--- begin Given records ---

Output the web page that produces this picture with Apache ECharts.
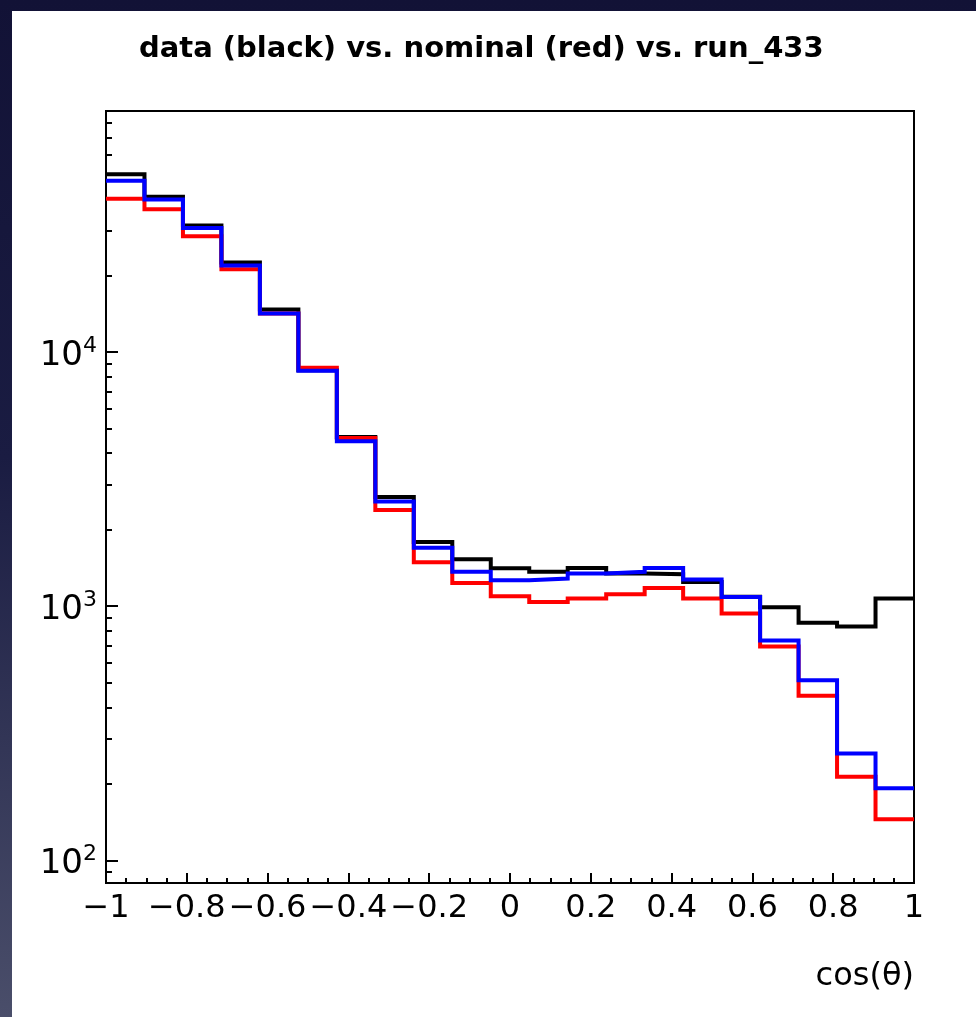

--- end Given records ---
--- begin Given records ---

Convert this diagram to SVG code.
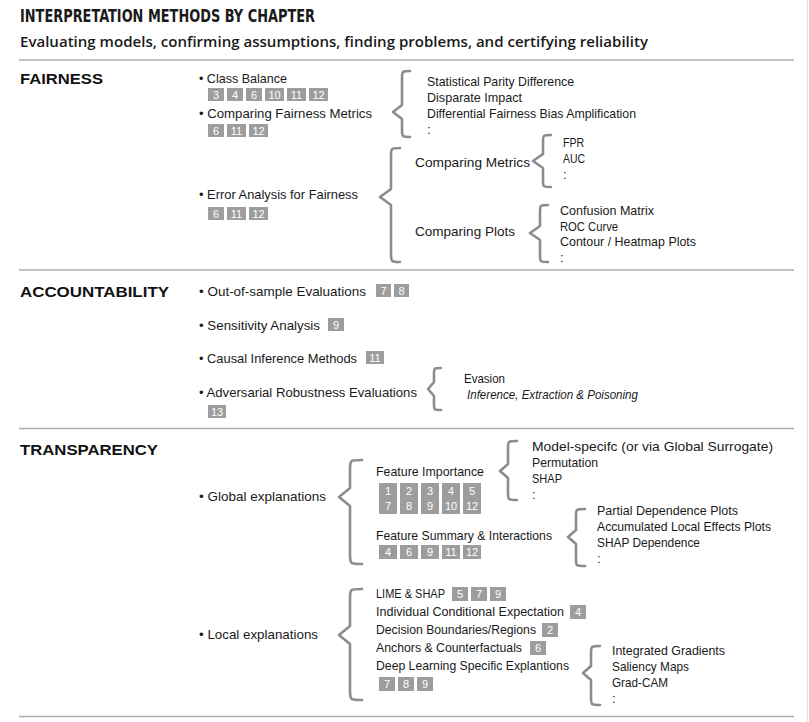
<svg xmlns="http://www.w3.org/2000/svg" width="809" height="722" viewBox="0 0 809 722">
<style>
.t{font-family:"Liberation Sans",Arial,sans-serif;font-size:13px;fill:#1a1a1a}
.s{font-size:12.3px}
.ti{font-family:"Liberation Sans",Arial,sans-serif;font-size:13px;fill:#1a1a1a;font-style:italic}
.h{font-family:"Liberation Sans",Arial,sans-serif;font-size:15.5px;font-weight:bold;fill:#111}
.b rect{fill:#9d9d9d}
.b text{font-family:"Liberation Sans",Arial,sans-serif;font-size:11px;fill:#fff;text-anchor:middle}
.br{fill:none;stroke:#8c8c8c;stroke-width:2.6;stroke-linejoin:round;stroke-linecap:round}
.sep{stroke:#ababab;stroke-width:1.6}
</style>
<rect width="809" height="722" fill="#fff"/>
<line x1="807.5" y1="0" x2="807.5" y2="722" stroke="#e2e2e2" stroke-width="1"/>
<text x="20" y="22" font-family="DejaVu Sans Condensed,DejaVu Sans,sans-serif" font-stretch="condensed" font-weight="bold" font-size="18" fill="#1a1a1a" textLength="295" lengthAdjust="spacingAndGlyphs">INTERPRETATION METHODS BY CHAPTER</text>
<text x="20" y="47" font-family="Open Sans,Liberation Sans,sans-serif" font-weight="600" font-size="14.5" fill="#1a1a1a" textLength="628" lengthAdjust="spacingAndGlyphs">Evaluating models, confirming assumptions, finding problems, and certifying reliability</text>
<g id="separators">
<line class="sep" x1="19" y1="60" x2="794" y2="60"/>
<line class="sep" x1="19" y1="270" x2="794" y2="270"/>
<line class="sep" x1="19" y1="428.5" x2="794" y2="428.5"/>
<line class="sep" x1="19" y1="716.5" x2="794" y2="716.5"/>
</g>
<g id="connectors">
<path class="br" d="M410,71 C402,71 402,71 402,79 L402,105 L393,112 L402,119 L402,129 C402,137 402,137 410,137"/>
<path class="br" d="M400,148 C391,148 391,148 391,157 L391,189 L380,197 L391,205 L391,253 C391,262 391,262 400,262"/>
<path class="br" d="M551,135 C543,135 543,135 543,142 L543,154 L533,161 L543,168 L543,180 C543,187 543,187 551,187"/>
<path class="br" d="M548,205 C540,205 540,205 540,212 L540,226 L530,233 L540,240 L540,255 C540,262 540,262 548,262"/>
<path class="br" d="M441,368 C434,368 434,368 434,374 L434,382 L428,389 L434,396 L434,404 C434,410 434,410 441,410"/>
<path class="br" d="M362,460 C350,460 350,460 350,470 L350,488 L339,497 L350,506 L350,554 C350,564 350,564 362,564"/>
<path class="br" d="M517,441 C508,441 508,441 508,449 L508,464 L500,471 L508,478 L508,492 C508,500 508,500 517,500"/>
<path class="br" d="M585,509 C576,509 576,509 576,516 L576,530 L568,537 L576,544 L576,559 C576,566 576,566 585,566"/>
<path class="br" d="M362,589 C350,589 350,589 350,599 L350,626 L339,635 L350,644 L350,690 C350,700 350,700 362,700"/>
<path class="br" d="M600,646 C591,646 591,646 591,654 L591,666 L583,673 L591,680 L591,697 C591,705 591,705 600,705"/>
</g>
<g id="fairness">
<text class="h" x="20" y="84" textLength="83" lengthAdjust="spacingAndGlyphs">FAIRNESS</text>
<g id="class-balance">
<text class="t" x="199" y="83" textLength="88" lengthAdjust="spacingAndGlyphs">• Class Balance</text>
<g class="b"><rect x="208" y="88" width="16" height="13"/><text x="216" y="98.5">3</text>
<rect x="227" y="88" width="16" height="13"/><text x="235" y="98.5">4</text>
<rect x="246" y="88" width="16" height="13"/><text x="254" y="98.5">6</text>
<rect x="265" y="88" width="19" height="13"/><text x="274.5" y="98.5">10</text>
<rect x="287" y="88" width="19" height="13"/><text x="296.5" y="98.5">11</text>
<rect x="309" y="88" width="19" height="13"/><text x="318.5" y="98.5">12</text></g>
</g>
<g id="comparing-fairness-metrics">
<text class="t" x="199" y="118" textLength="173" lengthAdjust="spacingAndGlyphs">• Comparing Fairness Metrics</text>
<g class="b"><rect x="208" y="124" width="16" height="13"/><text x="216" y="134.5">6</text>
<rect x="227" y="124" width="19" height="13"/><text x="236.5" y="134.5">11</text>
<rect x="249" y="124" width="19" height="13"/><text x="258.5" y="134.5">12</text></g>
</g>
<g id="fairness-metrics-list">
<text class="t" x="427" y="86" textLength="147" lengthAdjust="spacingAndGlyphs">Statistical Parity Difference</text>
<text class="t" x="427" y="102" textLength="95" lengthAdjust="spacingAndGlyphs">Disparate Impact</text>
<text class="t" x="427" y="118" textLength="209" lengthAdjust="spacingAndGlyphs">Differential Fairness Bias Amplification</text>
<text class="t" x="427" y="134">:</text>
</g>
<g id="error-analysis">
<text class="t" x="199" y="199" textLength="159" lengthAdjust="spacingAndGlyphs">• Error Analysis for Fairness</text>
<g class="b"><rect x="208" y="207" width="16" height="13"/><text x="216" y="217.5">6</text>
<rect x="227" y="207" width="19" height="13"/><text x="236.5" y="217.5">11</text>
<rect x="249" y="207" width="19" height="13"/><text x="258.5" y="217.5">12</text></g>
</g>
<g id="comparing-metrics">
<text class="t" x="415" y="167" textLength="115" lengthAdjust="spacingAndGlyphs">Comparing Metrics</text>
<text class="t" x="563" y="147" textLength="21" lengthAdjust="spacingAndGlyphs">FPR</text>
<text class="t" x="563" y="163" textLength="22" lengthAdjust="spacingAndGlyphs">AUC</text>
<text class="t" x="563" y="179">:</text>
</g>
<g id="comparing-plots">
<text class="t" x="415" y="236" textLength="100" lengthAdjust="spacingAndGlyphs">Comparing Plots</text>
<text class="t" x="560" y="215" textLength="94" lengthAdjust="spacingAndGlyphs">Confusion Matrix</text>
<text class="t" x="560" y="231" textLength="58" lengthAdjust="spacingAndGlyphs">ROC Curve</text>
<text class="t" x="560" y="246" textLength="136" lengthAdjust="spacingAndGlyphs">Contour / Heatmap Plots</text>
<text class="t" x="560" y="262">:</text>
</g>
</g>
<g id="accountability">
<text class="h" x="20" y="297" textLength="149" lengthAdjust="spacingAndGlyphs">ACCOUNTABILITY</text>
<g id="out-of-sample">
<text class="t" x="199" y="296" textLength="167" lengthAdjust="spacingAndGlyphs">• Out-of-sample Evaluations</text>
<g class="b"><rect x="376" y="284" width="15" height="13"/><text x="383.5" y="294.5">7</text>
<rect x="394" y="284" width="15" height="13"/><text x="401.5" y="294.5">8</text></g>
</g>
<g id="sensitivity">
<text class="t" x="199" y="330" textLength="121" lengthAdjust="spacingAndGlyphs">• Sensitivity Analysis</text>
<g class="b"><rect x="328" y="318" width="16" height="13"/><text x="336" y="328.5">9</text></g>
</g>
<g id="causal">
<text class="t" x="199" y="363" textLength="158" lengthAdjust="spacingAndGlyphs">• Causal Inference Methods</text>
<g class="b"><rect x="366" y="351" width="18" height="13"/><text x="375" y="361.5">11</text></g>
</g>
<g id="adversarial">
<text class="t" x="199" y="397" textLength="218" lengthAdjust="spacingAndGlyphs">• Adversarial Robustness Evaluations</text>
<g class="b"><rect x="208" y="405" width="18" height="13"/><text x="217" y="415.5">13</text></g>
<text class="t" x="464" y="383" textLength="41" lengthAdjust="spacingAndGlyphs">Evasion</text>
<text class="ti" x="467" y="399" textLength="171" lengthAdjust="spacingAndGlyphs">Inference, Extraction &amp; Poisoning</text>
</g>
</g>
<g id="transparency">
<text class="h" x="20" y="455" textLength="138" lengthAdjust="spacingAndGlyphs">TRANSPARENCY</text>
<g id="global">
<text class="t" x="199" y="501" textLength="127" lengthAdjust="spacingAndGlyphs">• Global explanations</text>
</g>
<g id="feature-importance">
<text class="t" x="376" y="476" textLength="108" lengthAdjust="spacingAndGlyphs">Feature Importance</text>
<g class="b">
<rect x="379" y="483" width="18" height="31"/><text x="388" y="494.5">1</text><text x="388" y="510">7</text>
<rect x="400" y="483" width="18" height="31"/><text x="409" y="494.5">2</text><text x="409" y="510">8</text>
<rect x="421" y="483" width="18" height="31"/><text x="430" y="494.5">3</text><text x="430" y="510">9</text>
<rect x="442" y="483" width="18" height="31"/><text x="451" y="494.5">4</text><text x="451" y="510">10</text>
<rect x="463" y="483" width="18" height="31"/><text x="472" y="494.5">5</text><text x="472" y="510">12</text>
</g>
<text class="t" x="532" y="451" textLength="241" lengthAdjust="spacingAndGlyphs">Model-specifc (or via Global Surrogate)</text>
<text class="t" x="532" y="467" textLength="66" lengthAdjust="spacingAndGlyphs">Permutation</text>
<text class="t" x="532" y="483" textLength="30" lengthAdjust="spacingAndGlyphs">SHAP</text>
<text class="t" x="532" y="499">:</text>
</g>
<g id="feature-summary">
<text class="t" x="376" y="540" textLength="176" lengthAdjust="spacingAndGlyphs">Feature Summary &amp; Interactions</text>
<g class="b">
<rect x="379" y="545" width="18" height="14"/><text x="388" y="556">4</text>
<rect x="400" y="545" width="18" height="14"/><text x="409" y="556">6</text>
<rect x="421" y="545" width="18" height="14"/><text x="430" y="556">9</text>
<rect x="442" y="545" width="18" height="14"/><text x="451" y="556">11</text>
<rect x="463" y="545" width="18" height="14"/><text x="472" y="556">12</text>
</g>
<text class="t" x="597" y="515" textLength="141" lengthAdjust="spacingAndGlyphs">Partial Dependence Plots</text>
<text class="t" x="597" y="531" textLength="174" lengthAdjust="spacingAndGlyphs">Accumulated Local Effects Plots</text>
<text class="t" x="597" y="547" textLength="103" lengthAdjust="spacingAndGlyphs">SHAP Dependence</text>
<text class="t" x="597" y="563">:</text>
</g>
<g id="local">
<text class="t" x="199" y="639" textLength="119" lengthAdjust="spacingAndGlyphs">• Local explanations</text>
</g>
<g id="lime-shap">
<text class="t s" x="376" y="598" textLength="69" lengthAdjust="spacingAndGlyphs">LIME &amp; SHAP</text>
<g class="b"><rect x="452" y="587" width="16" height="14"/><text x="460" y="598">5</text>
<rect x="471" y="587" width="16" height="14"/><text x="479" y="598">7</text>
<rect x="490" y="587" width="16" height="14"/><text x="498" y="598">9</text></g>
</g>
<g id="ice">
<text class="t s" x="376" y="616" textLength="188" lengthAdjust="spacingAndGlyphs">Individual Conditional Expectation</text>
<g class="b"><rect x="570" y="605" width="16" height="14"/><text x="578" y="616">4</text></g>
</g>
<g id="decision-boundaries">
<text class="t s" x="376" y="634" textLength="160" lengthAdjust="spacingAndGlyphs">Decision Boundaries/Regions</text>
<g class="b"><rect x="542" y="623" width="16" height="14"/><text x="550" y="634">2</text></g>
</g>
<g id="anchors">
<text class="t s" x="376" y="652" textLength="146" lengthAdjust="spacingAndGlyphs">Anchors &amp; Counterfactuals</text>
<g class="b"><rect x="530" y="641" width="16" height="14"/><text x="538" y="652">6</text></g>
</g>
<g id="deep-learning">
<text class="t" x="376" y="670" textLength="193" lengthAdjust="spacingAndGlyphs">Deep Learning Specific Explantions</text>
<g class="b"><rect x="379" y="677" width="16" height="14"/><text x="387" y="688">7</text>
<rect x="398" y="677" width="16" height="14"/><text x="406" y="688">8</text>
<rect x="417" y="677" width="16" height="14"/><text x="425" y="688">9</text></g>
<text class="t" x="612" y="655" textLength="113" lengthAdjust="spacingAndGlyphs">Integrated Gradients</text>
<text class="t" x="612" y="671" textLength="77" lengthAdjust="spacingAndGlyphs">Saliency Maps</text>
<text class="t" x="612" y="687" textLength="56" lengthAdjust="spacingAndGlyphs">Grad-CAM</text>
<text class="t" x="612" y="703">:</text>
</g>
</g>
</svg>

--- end Given records ---

### What to do
Lines containing the string "this" are to be selected and copied.

### Exercise solution
Output the web page that produces this picture with Apache ECharts.
Convert this diagram to SVG code.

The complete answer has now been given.